I was having this crazy thought:
In some tracks most of the time is to be won (or lost) in a bunch of corners, which sometimes are all or most to the same side (Barcelona's right handers spring to mind).
In that case, if some lateral force was effected on the car through aero, say, with asymmetrical wings of even an asymmetrical body, the car would rotate (a bit) without transmitting any force to the tyres.
An obvious side effect would be that the car would tend to rotate in the straights, and corners to the opposite side would require extra forces through the tyres, but maybe having some extra 30Km/h through turn 8 in Turkey would make it worth it? Cars for oval races are biased that way, but I believe that is purely mechanical, not based on aero.
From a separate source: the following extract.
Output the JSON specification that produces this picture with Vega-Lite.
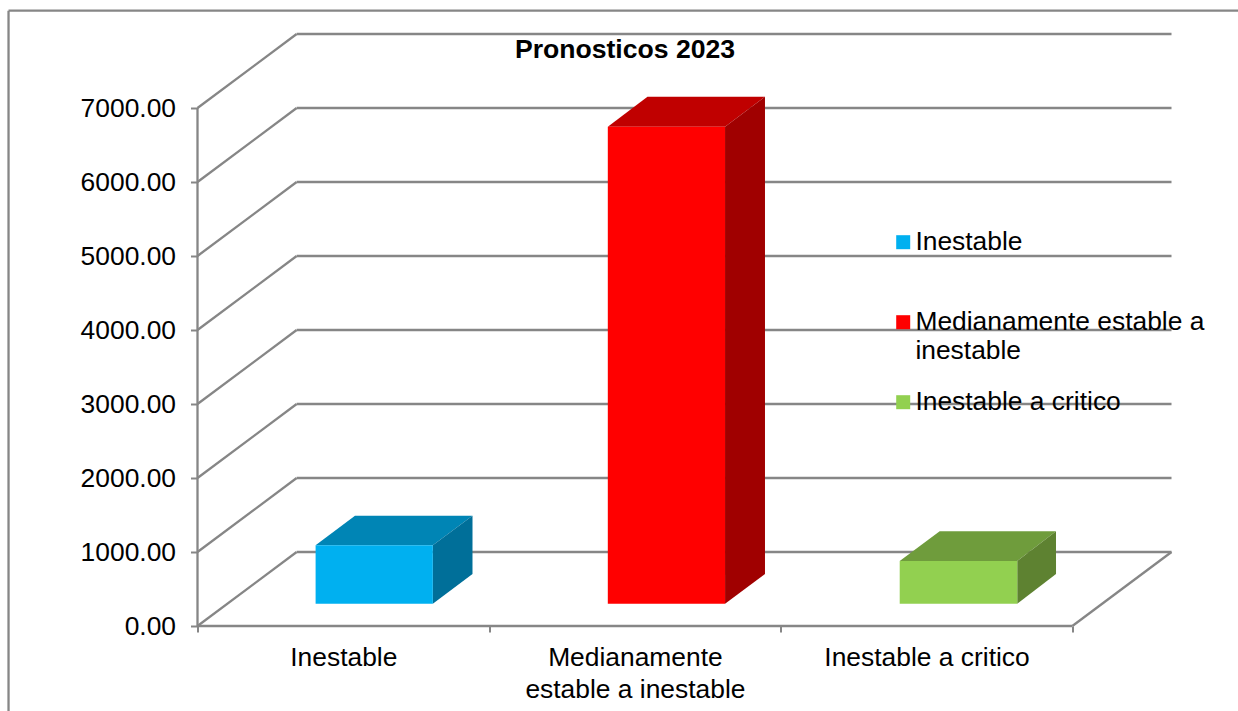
{
  "$schema": "https://vega.github.io/schema/vega-lite/v6.json",
  "width": 974,
  "height": 592,
  "autosize": "none",
  "padding": {"left": 197.5, "top": 34, "right": 66.5, "bottom": 85},
  "background": "white",
  "title": {"text": "Pronosticos 2023", "font": "Liberation Sans", "fontSize": 26.6, "fontWeight": "bold", "color": "#000000", "anchor": "middle", "frame": "group", "dx": -59.5, "offset": -54},
  "config": {"view": {"stroke": null}, "font": "Liberation Sans"},
  "datasets": {
    "lines": [
      {"x0": 0, "x1": 0, "y0": 0, "y1": 7000},
      {"x0": 0, "x1": 3, "y0": 0, "y1": 0},
      {"x0": 3, "x1": 3.34, "y0": 0, "y1": 1000},
      {"x0": 0, "x1": 0.34, "y0": 0, "y1": 1000},
      {"x0": 0, "x1": 0.34, "y0": 1000, "y1": 2000},
      {"x0": 0, "x1": 0.34, "y0": 2000, "y1": 3000},
      {"x0": 0, "x1": 0.34, "y0": 3000, "y1": 4000},
      {"x0": 0, "x1": 0.34, "y0": 4000, "y1": 5000},
      {"x0": 0, "x1": 0.34, "y0": 5000, "y1": 6000},
      {"x0": 0, "x1": 0.34, "y0": 6000, "y1": 7000},
      {"x0": 0, "x1": 0.34, "y0": 7000, "y1": 8000},
      {"x0": 0.34, "x1": 3.34, "y0": 1000, "y1": 1000},
      {"x0": 0.34, "x1": 3.34, "y0": 2000, "y1": 2000},
      {"x0": 0.34, "x1": 3.34, "y0": 3000, "y1": 3000},
      {"x0": 0.34, "x1": 3.34, "y0": 4000, "y1": 4000},
      {"x0": 0.34, "x1": 3.34, "y0": 5000, "y1": 5000},
      {"x0": 0.34, "x1": 3.34, "y0": 6000, "y1": 6000},
      {"x0": 0.34, "x1": 3.34, "y0": 7000, "y1": 7000},
      {"x0": 0.34, "x1": 3.34, "y0": 8000, "y1": 8000}
    ],
    "border": [
      {"x0": -0.648, "x1": -0.648, "y0": -1200, "y1": 8315},
      {"x0": -0.648, "x1": 3.6, "y0": 8315, "y1": 8315}
    ],
    "front": [
      {"cat": "Inestable", "x": 0.405, "y": 1090, "y2": 301},
      {"cat": "Inestable", "x": 0.807, "y": 1090, "y2": 301},
      {"cat": "Medianamente estable a inestable", "x": 1.407, "y": 6746, "y2": 301},
      {"cat": "Medianamente estable a inestable", "x": 1.809, "y": 6746, "y2": 301},
      {"cat": "Inestable a critico", "x": 2.408, "y": 878, "y2": 301},
      {"cat": "Inestable a critico", "x": 2.811, "y": 878, "y2": 301}
    ],
    "top": [
      {"cat": "Inestable", "x": 0.405, "y": 1090, "y2": 1090},
      {"cat": "Inestable", "x": 0.54, "y": 1490, "y2": 1090},
      {"cat": "Inestable", "x": 0.807, "y": 1490, "y2": 1090},
      {"cat": "Inestable", "x": 0.943, "y": 1490, "y2": 1490},
      {"cat": "Medianamente estable a inestable", "x": 1.407, "y": 6746, "y2": 6746},
      {"cat": "Medianamente estable a inestable", "x": 1.543, "y": 7152, "y2": 6746},
      {"cat": "Medianamente estable a inestable", "x": 1.809, "y": 7152, "y2": 6746},
      {"cat": "Medianamente estable a inestable", "x": 1.946, "y": 7152, "y2": 7152},
      {"cat": "Inestable a critico", "x": 2.408, "y": 878, "y2": 878},
      {"cat": "Inestable a critico", "x": 2.545, "y": 1280, "y2": 878},
      {"cat": "Inestable a critico", "x": 2.811, "y": 1280, "y2": 878},
      {"cat": "Inestable a critico", "x": 2.944, "y": 1280, "y2": 1280}
    ],
    "side": [
      {"cat": "Inestable", "x": 0.807, "y": 1090, "y2": 301},
      {"cat": "Inestable", "x": 0.943, "y": 1490, "y2": 703},
      {"cat": "Medianamente estable a inestable", "x": 1.809, "y": 6746, "y2": 301},
      {"cat": "Medianamente estable a inestable", "x": 1.946, "y": 7152, "y2": 703},
      {"cat": "Inestable a critico", "x": 2.811, "y": 878, "y2": 301},
      {"cat": "Inestable a critico", "x": 2.944, "y": 1280, "y2": 703}
    ]
  },
  "resolve": {"scale": {"color": "independent"}},
  "layer": [
    {
      "data": {"name": "border"},
      "mark": {"type": "rule", "color": "#868686", "strokeWidth": 2.3, "clip": false},
      "encoding": {
        "x": {"field": "x0", "type": "quantitative", "scale": {"domain": [0, 3.34], "nice": false, "zero": false},
          "axis": {"values": [0, 0.5, 1, 1.5, 2, 2.5, 3], "title": null, "domain": false, "grid": false, "tickSize": 6, "tickWidth": 2, "tickColor": "#868686", "tickOpacity": {"condition": {"test": "datum.value % 1 === 0", "value": 1}, "value": 0}, "labelExpr": "datum.value === 0.5 ? 'Inestable' : datum.value === 1.5 ? ['Medianamente', 'estable a inestable'] : datum.value === 2.5 ? 'Inestable a critico' : ''", "labelFont": "Liberation Sans", "labelFontSize": 26.4, "labelColor": "#000000", "labelPadding": 12, "labelLineHeight": 32, "labelLimit": 500, "labelFlush": false, "labelOverlap": false, "labelBound": false}},
        "x2": {"field": "x1"},
        "y": {"field": "y0", "type": "quantitative", "scale": {"domain": [0, 8000], "nice": false, "zero": false},
          "axis": {"values": [0, 1000, 2000, 3000, 4000, 5000, 6000, 7000], "format": ".2f", "title": null, "domain": false, "grid": false, "tickSize": 7, "tickWidth": 2, "tickColor": "#868686", "labelFont": "Liberation Sans", "labelFontSize": 26.4, "labelColor": "#000000", "labelPadding": 15, "labelOverlap": false, "labelBound": false}},
        "y2": {"field": "y1"}
      }
    },
    {
      "data": {"name": "lines"},
      "mark": {"type": "rule", "color": "#868686", "strokeWidth": 2.3},
      "encoding": {
        "x": {"field": "x0", "type": "quantitative"},
        "x2": {"field": "x1"},
        "y": {"field": "y0", "type": "quantitative"},
        "y2": {"field": "y1"}
      }
    },
    {
      "data": {"name": "top"},
      "mark": {"type": "area", "interpolate": "linear"},
      "encoding": {
        "x": {"field": "x", "type": "quantitative"},
        "y": {"field": "y", "type": "quantitative"},
        "y2": {"field": "y2"},
        "color": {"field": "cat", "type": "nominal", "legend": null, "scale": {"domain": ["Inestable", "Medianamente estable a inestable", "Inestable a critico"], "range": ["#0085B5", "#C00000", "#6F9C3C"]}}
      }
    },
    {
      "data": {"name": "side"},
      "mark": {"type": "area", "interpolate": "linear"},
      "encoding": {
        "x": {"field": "x", "type": "quantitative"},
        "y": {"field": "y", "type": "quantitative"},
        "y2": {"field": "y2"},
        "color": {"field": "cat", "type": "nominal", "legend": null, "scale": {"domain": ["Inestable", "Medianamente estable a inestable", "Inestable a critico"], "range": ["#006F99", "#A00000", "#5E8231"]}}
      }
    },
    {
      "data": {"name": "front"},
      "mark": {"type": "area", "interpolate": "linear", "opacity": 1},
      "encoding": {
        "x": {"field": "x", "type": "quantitative"},
        "y": {"field": "y", "type": "quantitative"},
        "y2": {"field": "y2"},
        "color": {"field": "cat", "type": "nominal", "scale": {"domain": ["Inestable", "Medianamente estable a inestable", "Inestable a critico"], "range": ["#00B0F0", "#FF0000", "#92D050"]},
          "legend": {"orient": "none", "legendX": 692.5, "legendY": 195, "title": null, "symbolType": "square", "symbolSize": 196, "symbolStrokeWidth": 0, "symbolOpacity": 1, "labelFont": "Liberation Sans", "labelFontSize": 26.4, "labelColor": "#000000", "labelLimit": 500, "labelOffset": -1, "rowPadding": 25, "gridAlign": "all", "labelExpr": "datum.label === 'Medianamente estable a inestable' ? ['Medianamente estable a', 'inestable'] : datum.label"}}
      }
    }
  ]
}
I am thinking of turning vanes, like the ones currently in the front wing, but instead of both pointing to outside the car, having both direct the air to the right, or both to the left. Something like that could be even more effective in the rear wing (no downstream side effects) or in winglets in the limited bodywork where that is allowed.
I think that this pushing air to the sides would mean sacrificing a lot of downforce, probably with terrible overall negative effect, but I wanted to pick the minds of the forumers on the issue.
Just as a reference point, the currently produced downforce amounts to 3G at times.
Any ideas? Is it possible? Is it legal? Has it been tried? Is it used in ovals?